Records to process:
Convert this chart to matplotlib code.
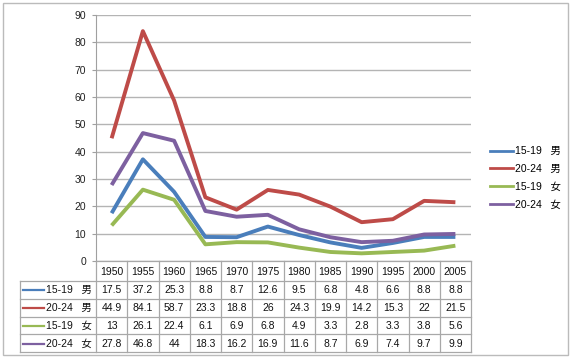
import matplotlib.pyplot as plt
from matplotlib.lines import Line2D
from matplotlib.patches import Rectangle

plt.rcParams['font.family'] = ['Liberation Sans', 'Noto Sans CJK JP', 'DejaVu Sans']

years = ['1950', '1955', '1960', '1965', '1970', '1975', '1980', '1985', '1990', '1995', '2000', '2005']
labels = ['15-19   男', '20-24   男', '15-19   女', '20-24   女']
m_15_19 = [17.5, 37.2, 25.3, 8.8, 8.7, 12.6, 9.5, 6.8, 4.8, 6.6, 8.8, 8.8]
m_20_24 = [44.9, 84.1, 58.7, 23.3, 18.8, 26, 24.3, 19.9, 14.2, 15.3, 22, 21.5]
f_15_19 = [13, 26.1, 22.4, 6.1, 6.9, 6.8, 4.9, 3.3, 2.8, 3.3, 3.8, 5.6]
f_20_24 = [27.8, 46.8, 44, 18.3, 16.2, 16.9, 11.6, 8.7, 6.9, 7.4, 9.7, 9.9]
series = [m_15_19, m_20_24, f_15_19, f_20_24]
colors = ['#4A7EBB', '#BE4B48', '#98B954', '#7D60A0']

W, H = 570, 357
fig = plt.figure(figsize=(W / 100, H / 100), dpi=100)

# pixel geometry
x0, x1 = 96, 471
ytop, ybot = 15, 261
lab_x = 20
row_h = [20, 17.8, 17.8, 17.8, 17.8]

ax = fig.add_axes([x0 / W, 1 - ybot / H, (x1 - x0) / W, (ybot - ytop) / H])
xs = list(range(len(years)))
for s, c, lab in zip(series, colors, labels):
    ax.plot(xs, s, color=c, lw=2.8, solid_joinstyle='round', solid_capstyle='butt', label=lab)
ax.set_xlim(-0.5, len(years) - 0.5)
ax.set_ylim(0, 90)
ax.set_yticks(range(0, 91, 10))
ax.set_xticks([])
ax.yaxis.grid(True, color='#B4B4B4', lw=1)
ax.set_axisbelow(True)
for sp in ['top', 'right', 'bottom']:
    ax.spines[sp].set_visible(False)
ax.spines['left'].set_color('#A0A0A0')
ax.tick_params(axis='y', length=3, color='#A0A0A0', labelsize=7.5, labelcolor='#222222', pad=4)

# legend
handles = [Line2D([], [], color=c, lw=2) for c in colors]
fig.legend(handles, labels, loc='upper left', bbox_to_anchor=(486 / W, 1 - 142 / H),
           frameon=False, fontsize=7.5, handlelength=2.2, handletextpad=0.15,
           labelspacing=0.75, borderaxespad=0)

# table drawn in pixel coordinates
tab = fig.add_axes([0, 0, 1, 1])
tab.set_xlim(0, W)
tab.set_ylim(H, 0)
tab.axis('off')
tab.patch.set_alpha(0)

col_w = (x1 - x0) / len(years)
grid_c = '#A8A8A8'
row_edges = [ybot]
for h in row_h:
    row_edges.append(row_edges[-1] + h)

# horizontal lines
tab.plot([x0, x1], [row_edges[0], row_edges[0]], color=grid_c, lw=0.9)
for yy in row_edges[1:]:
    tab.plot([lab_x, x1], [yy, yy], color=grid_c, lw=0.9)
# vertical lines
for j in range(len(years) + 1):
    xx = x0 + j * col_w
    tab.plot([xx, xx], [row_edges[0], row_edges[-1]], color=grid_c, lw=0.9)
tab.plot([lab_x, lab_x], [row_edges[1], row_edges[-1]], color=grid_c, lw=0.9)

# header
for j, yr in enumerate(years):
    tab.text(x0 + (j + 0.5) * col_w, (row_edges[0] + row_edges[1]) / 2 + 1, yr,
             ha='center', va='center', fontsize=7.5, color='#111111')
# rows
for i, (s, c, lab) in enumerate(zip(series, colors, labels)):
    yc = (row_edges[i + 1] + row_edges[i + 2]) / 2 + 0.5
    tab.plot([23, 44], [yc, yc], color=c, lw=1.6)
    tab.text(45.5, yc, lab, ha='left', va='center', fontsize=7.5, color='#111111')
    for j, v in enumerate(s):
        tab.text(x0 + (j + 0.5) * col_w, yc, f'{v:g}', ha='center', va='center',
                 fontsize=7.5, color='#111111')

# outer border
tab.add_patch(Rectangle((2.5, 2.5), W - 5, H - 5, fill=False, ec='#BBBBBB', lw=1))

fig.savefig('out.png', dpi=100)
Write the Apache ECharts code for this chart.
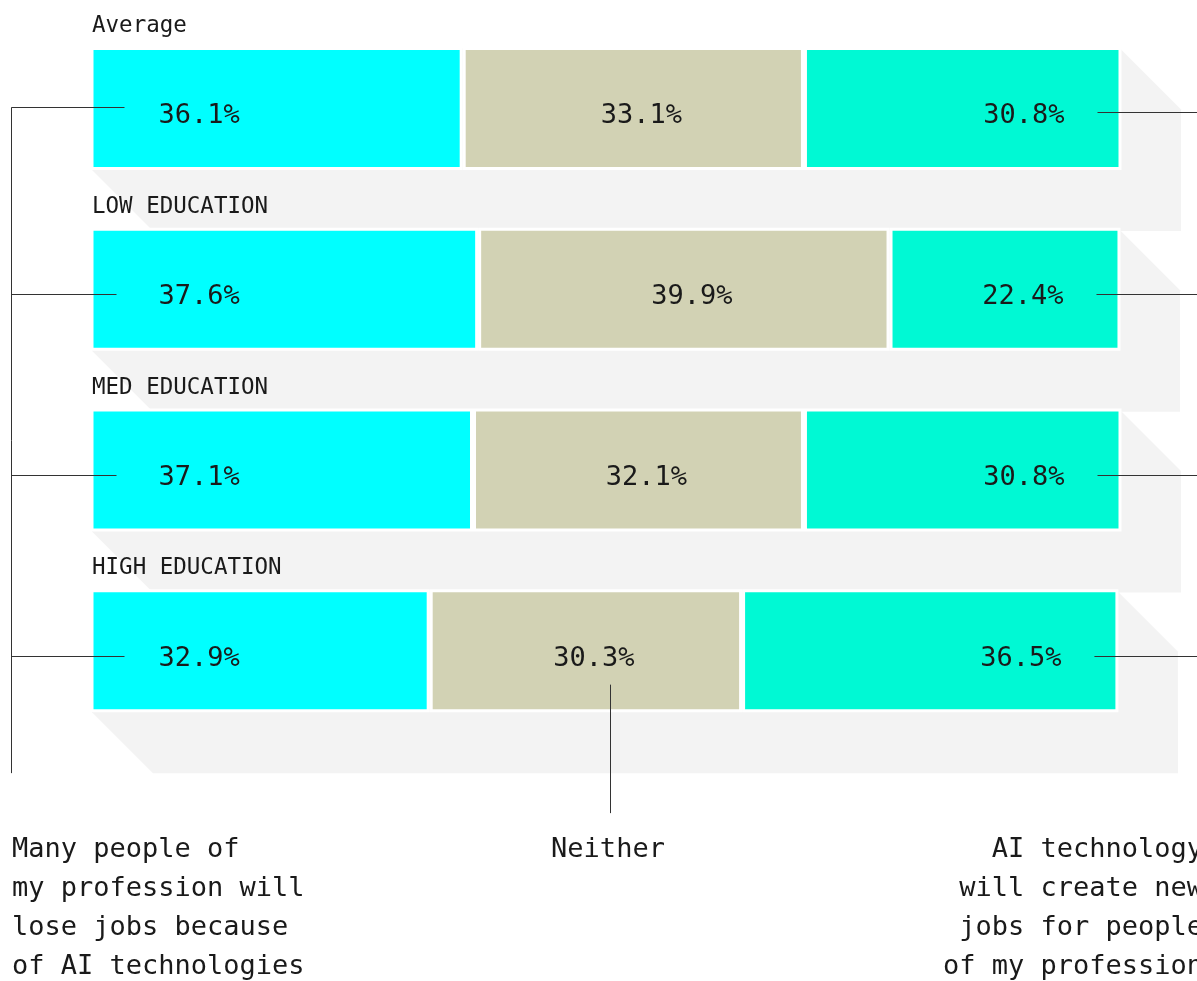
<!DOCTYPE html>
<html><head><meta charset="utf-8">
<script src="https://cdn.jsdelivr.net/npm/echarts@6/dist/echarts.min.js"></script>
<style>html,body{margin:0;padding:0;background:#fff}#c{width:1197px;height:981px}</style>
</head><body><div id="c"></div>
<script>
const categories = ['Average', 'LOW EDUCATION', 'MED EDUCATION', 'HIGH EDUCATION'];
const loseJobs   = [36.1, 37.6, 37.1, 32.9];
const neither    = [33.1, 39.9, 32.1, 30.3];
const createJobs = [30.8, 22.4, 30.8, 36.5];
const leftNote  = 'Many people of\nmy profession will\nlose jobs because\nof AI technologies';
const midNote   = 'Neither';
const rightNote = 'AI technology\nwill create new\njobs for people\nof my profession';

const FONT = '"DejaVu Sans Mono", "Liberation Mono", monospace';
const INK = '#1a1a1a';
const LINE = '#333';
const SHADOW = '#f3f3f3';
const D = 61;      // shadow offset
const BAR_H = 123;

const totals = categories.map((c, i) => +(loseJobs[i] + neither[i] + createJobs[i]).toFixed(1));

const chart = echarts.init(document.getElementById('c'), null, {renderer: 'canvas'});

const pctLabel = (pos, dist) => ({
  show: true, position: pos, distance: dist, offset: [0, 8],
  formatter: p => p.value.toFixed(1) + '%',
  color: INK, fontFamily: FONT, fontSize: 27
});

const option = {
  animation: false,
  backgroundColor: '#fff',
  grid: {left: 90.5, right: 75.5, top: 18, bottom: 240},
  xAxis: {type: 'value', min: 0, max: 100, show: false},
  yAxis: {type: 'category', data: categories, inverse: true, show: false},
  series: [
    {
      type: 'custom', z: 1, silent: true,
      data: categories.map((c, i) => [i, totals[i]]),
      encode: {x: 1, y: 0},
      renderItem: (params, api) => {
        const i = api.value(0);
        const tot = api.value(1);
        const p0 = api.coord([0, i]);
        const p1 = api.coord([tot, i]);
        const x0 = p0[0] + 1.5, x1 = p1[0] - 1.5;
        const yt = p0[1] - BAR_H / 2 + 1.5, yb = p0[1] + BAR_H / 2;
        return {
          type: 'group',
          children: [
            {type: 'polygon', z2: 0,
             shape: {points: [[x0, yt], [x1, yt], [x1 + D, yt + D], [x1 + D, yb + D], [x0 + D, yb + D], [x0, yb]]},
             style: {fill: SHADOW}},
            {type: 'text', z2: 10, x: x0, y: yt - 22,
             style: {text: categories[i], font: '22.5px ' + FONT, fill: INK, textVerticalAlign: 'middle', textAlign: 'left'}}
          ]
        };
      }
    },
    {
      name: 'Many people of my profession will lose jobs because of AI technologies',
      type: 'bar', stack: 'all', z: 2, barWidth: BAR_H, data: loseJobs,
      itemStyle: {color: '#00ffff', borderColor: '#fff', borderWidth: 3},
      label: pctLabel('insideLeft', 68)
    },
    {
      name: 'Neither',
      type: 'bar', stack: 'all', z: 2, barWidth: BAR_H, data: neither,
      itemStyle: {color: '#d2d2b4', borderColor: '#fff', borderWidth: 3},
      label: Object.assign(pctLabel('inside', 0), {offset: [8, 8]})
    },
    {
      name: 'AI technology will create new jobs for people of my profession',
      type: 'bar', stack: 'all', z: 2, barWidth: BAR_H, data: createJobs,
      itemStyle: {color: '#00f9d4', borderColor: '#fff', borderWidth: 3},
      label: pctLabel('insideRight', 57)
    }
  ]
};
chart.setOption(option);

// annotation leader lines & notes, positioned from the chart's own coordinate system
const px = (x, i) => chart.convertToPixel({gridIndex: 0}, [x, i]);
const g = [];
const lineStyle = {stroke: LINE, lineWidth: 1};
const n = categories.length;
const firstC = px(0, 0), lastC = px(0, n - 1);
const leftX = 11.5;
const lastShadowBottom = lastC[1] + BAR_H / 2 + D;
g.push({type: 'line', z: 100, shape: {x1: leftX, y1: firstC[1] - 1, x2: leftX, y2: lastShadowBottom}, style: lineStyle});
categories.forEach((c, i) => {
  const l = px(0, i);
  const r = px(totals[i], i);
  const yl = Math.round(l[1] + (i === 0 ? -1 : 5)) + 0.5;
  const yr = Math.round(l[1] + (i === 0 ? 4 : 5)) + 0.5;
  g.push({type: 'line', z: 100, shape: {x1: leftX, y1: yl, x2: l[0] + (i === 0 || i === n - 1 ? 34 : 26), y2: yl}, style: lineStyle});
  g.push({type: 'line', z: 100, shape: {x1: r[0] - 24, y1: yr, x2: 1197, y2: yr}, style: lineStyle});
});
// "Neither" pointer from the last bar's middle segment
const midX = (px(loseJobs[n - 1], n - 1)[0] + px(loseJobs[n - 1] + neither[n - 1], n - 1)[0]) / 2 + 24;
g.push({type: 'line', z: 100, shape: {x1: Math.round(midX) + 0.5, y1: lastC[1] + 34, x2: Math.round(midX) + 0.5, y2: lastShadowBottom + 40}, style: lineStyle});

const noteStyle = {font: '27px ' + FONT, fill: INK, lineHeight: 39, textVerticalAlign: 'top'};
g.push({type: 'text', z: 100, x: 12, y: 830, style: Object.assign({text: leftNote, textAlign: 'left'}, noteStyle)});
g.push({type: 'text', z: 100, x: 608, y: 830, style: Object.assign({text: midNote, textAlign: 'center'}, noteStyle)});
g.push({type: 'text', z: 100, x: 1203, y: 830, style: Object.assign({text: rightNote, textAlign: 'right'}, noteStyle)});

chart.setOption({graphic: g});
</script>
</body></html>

Required work: With the pictures left out, restate word for word every line of the data above, from the first down to the line that contains "row_h = [20, 17.8, 17.8, 17.8, 17.8]".

Solution:
Convert this chart to matplotlib code.
import matplotlib.pyplot as plt
from matplotlib.lines import Line2D
from matplotlib.patches import Rectangle

plt.rcParams['font.family'] = ['Liberation Sans', 'Noto Sans CJK JP', 'DejaVu Sans']

years = ['1950', '1955', '1960', '1965', '1970', '1975', '1980', '1985', '1990', '1995', '2000', '2005']
labels = ['15-19   男', '20-24   男', '15-19   女', '20-24   女']
m_15_19 = [17.5, 37.2, 25.3, 8.8, 8.7, 12.6, 9.5, 6.8, 4.8, 6.6, 8.8, 8.8]
m_20_24 = [44.9, 84.1, 58.7, 23.3, 18.8, 26, 24.3, 19.9, 14.2, 15.3, 22, 21.5]
f_15_19 = [13, 26.1, 22.4, 6.1, 6.9, 6.8, 4.9, 3.3, 2.8, 3.3, 3.8, 5.6]
f_20_24 = [27.8, 46.8, 44, 18.3, 16.2, 16.9, 11.6, 8.7, 6.9, 7.4, 9.7, 9.9]
series = [m_15_19, m_20_24, f_15_19, f_20_24]
colors = ['#4A7EBB', '#BE4B48', '#98B954', '#7D60A0']

W, H = 570, 357
fig = plt.figure(figsize=(W / 100, H / 100), dpi=100)

# pixel geometry
x0, x1 = 96, 471
ytop, ybot = 15, 261
lab_x = 20
row_h = [20, 17.8, 17.8, 17.8, 17.8]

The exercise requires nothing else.